0todd0000 commented 4 years ago

I'm glad that the error is no longer being generated. I've not yet uploaded the most recent version to pypi, so that's why the pip command didn't work, but as long as the error is gone, then everything should be OK; versions after 0.4.2 contain only minor tweaks.

Yes, the unexpected statistical results are probably related to the small sample size. If you were to artificially increase sample size by copying all observations, so that there are six observations per group instead of three, then the statistical results will likely converge to your expectations.

cailin-rice commented 4 years ago

Thanks for you help Todd, all seems correct, except for one set of data that I have.

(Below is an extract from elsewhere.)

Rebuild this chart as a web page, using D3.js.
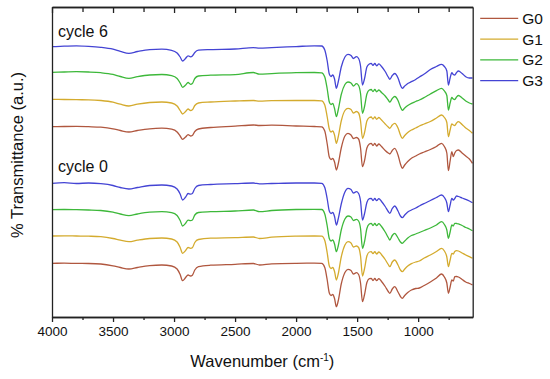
<!DOCTYPE html>
<html>
<head>
<meta charset="utf-8">
<script src="https://cdn.jsdelivr.net/npm/d3@7"></script>
<style>
  body { margin: 0; background: #fff; }
  text { font-family: "Liberation Sans", Arial, sans-serif; fill: #111; }
</style>
</head>
<body>
<div id="my_dataviz"></div>
<script>
// FTIR spectra, cycle 6 (top four) and cycle 0 (bottom four)

// wavenumbers (cm-1) shared by every spectrum
var wavenumbers = [4000, 3900, 3800, 3700, 3600, 3500, 3440, 3370, 3300, 3200,
  3100, 3020, 2975, 2950, 2930, 2905, 2885, 2865, 2850, 2830,
  2800, 2700, 2500, 2350, 2300, 2200, 2000, 1850, 1790, 1765,
  1745, 1728, 1714, 1700, 1685, 1670, 1655, 1630, 1600, 1575,
  1550, 1530, 1506, 1488, 1472, 1456, 1440, 1420, 1400, 1385,
  1370, 1355, 1340, 1322, 1300, 1270, 1245, 1232, 1212, 1192,
  1165, 1145, 1130, 1110, 1085, 1055, 1020, 990, 950, 900,
  850, 808, 785, 765, 752, 738, 724, 712, 700, 685,
  670, 640, 610, 580, 555];

// transmittance (a.u., stacked as plotted)
var g3Cycle6 = [270.3, 270.8, 271.2, 270.7, 269.7, 267.8, 265.7, 263.7, 265.5, 267.4,
  267.8, 266.7, 264, 260, 256, 258.7, 261.2, 260.2, 261, 264.5,
  266.8, 267.4, 268, 269.4, 268.8, 269.4, 270.4, 271.2, 271, 267,
  256, 243, 240.5, 242, 238, 228.7, 235, 250, 260, 262.7,
  261.5, 258.5, 260.3, 258.5, 251, 232, 238, 250, 253, 253.7,
  251.7, 253.5, 251.2, 253.2, 250.5, 245.5, 240, 237.7, 241.5, 243.5,
  239, 232, 228.7, 231, 233.5, 235.3, 237.5, 240, 243, 247.5,
  250.5, 252.7, 250.5, 246, 232, 239, 244.3, 242.5, 242, 244.5,
  246, 243.5, 240.3, 239, 239];
var g2Cycle6 = [244.7, 245, 245.3, 245, 244.3, 242.6, 240.5, 238.7, 240.3, 242,
  242.5, 241.3, 238.5, 234, 229.7, 232, 234.5, 232.7, 233.5, 238.5,
  241, 241.8, 242.4, 244.5, 242.8, 243.4, 244.3, 244.5, 244.2, 240,
  228, 215, 212.5, 213.5, 208.5, 200.3, 207, 222.5, 232.5, 235,
  234, 231, 233.3, 231.5, 223.5, 203.7, 210, 223, 227, 227.5,
  225.5, 227.5, 225.2, 227, 224.5, 221, 217, 215, 218.5, 220.5,
  216.5, 210, 206.7, 209, 211.5, 213.7, 215.5, 217, 219.5, 223,
  226.3, 228.7, 226, 221.5, 207, 214, 219.5, 218, 217.5, 220,
  221.5, 219, 216, 214, 213];
var g1Cycle6 = [217.7, 217.5, 217.3, 217.2, 216.5, 214.8, 212.8, 211, 212.8, 214.5,
  215, 214, 211, 206.5, 203, 205.5, 208, 206.5, 207.2, 211.5,
  214, 215, 216, 216.5, 215.8, 216.3, 216.5, 216.5, 216.2, 212,
  200, 188, 185, 186, 182, 173.7, 180, 196, 206.5, 208.7,
  207.5, 204, 205.5, 204, 196, 178.7, 184, 196, 199.5, 200,
  198, 200, 197.7, 199.5, 197, 193, 190, 188.7, 192, 193.7,
  189, 182, 178.7, 181.5, 184.5, 187, 189, 191, 193, 195.5,
  199, 202, 199.5, 194.5, 180.3, 187, 193, 192, 191.5, 194,
  195.3, 192.5, 189, 186.5, 183.7];
var g0Cycle6 = [190.3, 190.5, 190.6, 190.3, 189.8, 188.2, 186.5, 185, 186.5, 188.2,
  188.8, 187.8, 185, 181, 177.7, 180, 182.3, 181, 181.5, 185.5,
  188, 189.5, 190.8, 192, 191.5, 191.8, 191, 190.5, 190.2, 186,
  173, 160, 157.5, 158.5, 155, 147, 153, 169, 181, 183.7,
  182, 178.5, 179.5, 178, 169, 150.3, 156, 169, 173, 173.7,
  171.5, 173.5, 171, 173, 170.5, 166.5, 164, 163, 166.5, 168.7,
  162, 153, 148.7, 152, 155.5, 158.7, 161, 163, 165, 167.5,
  170.5, 173.7, 170.5, 164, 146.3, 156, 165.3, 160.3, 164, 166.5,
  167, 164, 161, 158, 153.7];
var g3Cycle0 = [133.7, 134.3, 133.5, 134, 133.3, 131.5, 129.5, 128, 129.5, 131.5,
  132, 131, 128, 123, 117, 120, 123.5, 122.8, 123.5, 128.5,
  131.5, 132.5, 133.3, 134, 133.2, 133.5, 134, 134, 133.7, 129.5,
  118, 106, 103.5, 104.5, 100.5, 92, 98, 113, 125, 128.7,
  127.5, 124, 125.3, 123.5, 116, 97, 103, 114.5, 118.3, 118.7,
  116.5, 118.5, 116.3, 118.3, 115.5, 110.5, 105.5, 103.7, 108.5, 111,
  106, 101, 99.3, 102, 105, 107, 109, 111, 113.5, 116.5,
  119.5, 122, 119.5, 114, 105.3, 112, 118.7, 117, 118.5, 121,
  120.5, 119, 117.7, 116, 114.3];
var g2Cycle0 = [107.3, 107.5, 107.3, 107, 106.5, 104.8, 103, 101.3, 103, 104.8,
  105.3, 104.3, 101.5, 96.5, 91, 93.8, 96.8, 96.3, 97, 102,
  104.5, 105.3, 106, 107, 105.3, 106.5, 107.5, 107.7, 107.5, 103,
  91, 78.5, 76, 77, 73, 65.3, 71, 87, 98, 101,
  100, 96.5, 97.7, 96, 88.5, 68.7, 75, 88.5, 93, 93.7,
  91.5, 93.5, 91.3, 93.3, 90.5, 85, 79.5, 77, 81.5, 83.7,
  79, 75, 73.7, 76, 79, 81.5, 83, 84.5, 86.5, 89,
  92, 95.3, 92.5, 87, 78.7, 85, 92, 91, 93.7, 93.5,
  93.2, 91.5, 89.5, 88, 86.3];
var g1Cycle0 = [81, 81.2, 81, 80.8, 80.3, 78.5, 76.8, 75.3, 76.8, 78.5,
  79, 78, 75, 69.5, 63.7, 66.5, 69.5, 68.7, 69.3, 74.5,
  77.5, 78.8, 79.3, 80, 78.5, 79.8, 80.8, 81, 80.8, 76.5,
  64, 51, 48.5, 49.5, 45.5, 37, 43, 60, 72, 75.3,
  74, 70, 71, 69.5, 61, 41, 48, 61, 65, 65.3,
  63.3, 65.3, 63, 65, 62.3, 57.5, 52.5, 50.3, 55, 57,
  52, 47, 45.3, 48, 51, 53.3, 55, 56, 59, 62,
  65.5, 68.7, 66, 60, 50.3, 57, 63.7, 63, 65.5, 66.3,
  66, 64, 62, 60.3, 58.7];
var g0Cycle0 = [53.7, 53.8, 53.6, 53.5, 53, 51.2, 49.5, 48, 49.5, 51.3,
  52, 51, 48, 42.5, 36.3, 39.5, 42, 41, 41.8, 47,
  50.3, 51.8, 52.7, 53.5, 52, 53.2, 53.7, 53.8, 53.6, 49.5,
  37, 24, 21.5, 22.5, 18.5, 10.3, 16, 33, 44.5, 47.7,
  46.5, 43, 44.3, 42.5, 34, 15.3, 22, 34.5, 38.3, 38.7,
  36.5, 38.5, 36.3, 38.3, 35.5, 30.5, 25.5, 23.7, 28, 30.3,
  25, 20.5, 18.7, 21.5, 24.5, 27, 28.5, 29, 31.5, 35,
  39, 43, 40, 34, 23.7, 30, 37, 36, 40.3, 40.5,
  40, 37.5, 35, 33.5, 32];

var seriesNames = ["G0", "G1", "G2", "G3"];
var seriesColors = ["#b0573f", "#d4ab2e", "#3db83a", "#4444d4"];
var cycleLabels = ["cycle 6", "cycle 0"];
var majorTicks = [4000, 3500, 3000, 2500, 2000, 1500, 1000];
var minorTicks = [3750, 3250, 2750, 2250, 1750, 1250, 750];

// set the dimensions and margins of the graph
var margin = {top: 7, right: 77.3, bottom: 62, left: 52},
  width = 550 - margin.left - margin.right,
  height = 379 - margin.top - margin.bottom;

var svg = d3.select("#my_dataviz")
  .append("svg")
    .attr("width", 550)
    .attr("height", 379)
  .append("g")
    .attr("transform", "translate(" + margin.left + "," + margin.top + ")");

var x = d3.scaleLinear()
  .domain([4000, 553])
  .range([0, width]);

var y = d3.scaleLinear()
  .domain([0, 310])
  .range([height, 0]);

// spectra, one line each
var spectra = [
  {name: "G0", values: g0Cycle6}, {name: "G1", values: g1Cycle6},
  {name: "G2", values: g2Cycle6}, {name: "G3", values: g3Cycle6},
  {name: "G0", values: g0Cycle0}, {name: "G1", values: g1Cycle0},
  {name: "G2", values: g2Cycle0}, {name: "G3", values: g3Cycle0}
];

var color = d3.scaleOrdinal().domain(seriesNames).range(seriesColors);

var line = d3.line()
  .x(function(d, i) { return x(wavenumbers[i]) })
  .y(function(d) { return y(d) })
  .curve(d3.curveMonotoneX);

svg.selectAll(".spectrum")
  .data(spectra)
  .enter()
  .append("path")
    .attr("class", "spectrum")
    .attr("fill", "none")
    .attr("stroke", function(d) { return color(d.name) })
    .attr("stroke-width", 1.3)
    .attr("d", function(d) { return line(d.values) });

// axes: bottom with labels, top/left/right as frame
var axisColor = "#222";

var bottomAxis = svg.append("g")
  .attr("transform", "translate(0," + height + ")")
  .call(d3.axisBottom(x).tickValues(majorTicks).tickSize(5).tickSizeOuter(0)
    .tickPadding(4).tickFormat(d3.format("d")));
bottomAxis.selectAll("text")
  .style("font-size", "13.5px")
  .style("font-family", "'Liberation Sans', Arial, sans-serif")
  .attr("fill", "#111");

svg.append("g")
  .attr("transform", "translate(0," + height + ")")
  .call(d3.axisBottom(x).tickValues(minorTicks).tickSize(3).tickSizeOuter(0).tickFormat(""));

svg.append("g")
  .call(d3.axisTop(x).tickValues(majorTicks).tickSize(-6).tickSizeOuter(0).tickFormat(""));
svg.append("g")
  .call(d3.axisTop(x).tickValues(minorTicks).tickSize(-5).tickSizeOuter(0).tickFormat(""));

svg.append("g")
  .call(d3.axisLeft(y).ticks(0).tickSizeOuter(0));
svg.append("g")
  .attr("transform", "translate(" + width + ",0)")
  .call(d3.axisRight(y).ticks(0).tickSizeOuter(0));

svg.selectAll(".domain, .tick line")
  .attr("stroke", axisColor)
  .attr("stroke-width", 1.3);

// axis titles
var xTitle = svg.append("text")
  .attr("x", width / 2)
  .attr("y", height + 50)
  .attr("text-anchor", "middle")
  .style("font-size", "16.5px");
xTitle.append("tspan").text("Wavenumber (cm");
xTitle.append("tspan").attr("dy", -6).style("font-size", "10px").text("-1");
xTitle.append("tspan").attr("dy", 6).text(")");

svg.append("text")
  .attr("transform", "translate(" + (-29) + "," + (height / 2 - 7) + ") rotate(-90)")
  .attr("text-anchor", "middle")
  .style("font-size", "16.5px")
  .text("% Transmittance (a.u.)");

// group labels
svg.selectAll(".cycle")
  .data(cycleLabels)
  .enter()
  .append("text")
    .attr("class", "cycle")
    .attr("x", 6)
    .attr("y", function(d, i) { return i == 0 ? 30 : 165 })
    .style("font-size", "16px")
    .text(function(d) { return d });

// legend
var legend = svg.selectAll(".legend")
  .data(seriesNames)
  .enter()
  .append("g")
    .attr("class", "legend")
    .attr("transform", function(d, i) { return "translate(" + (width + 7.5) + "," + (11.3 + i * 20.8) + ")" });

legend.append("line")
  .attr("x1", 0)
  .attr("x2", 38)
  .attr("stroke", function(d) { return color(d) })
  .attr("stroke-width", 1.3);

legend.append("text")
  .attr("x", 42)
  .attr("dy", "0.36em")
  .style("font-size", "15.5px")
  .text(function(d) { return d });
</script>
</body>
</html>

achilles_tendon_analysis_plot

The second and third statistical difference clouds that have been identified seem incorrect. Do you know what may have caused this? I have artificially increased my data size to 10 (I have tried 20 and 30 but the plots still look the same). This seemed to correct the problem I was having with my other data set.

patella_tendon_analysis_plot

Thanks again :)

0todd0000 commented 4 years ago

The t statistic value may seem unexpectedly large, but this suggests only that the mean difference is large with respect to the variance. If you zoom in on the area around time=70%, for example, you will likely see small variance relative to the difference.

So I suspect that the results are correct in terms of the mean : variance ratio. If you are uninterested in the portion of data where force is close to zero, then this portion of the data should probably not be included in the analysis. Ideally this should be set in an a priori manner; for example: "we ignored all forces less than 50 N".

cailin-rice commented 4 years ago

Thank you for all of your help Todd. The spm1d is a really interesting and valuable contribution to biomechanics.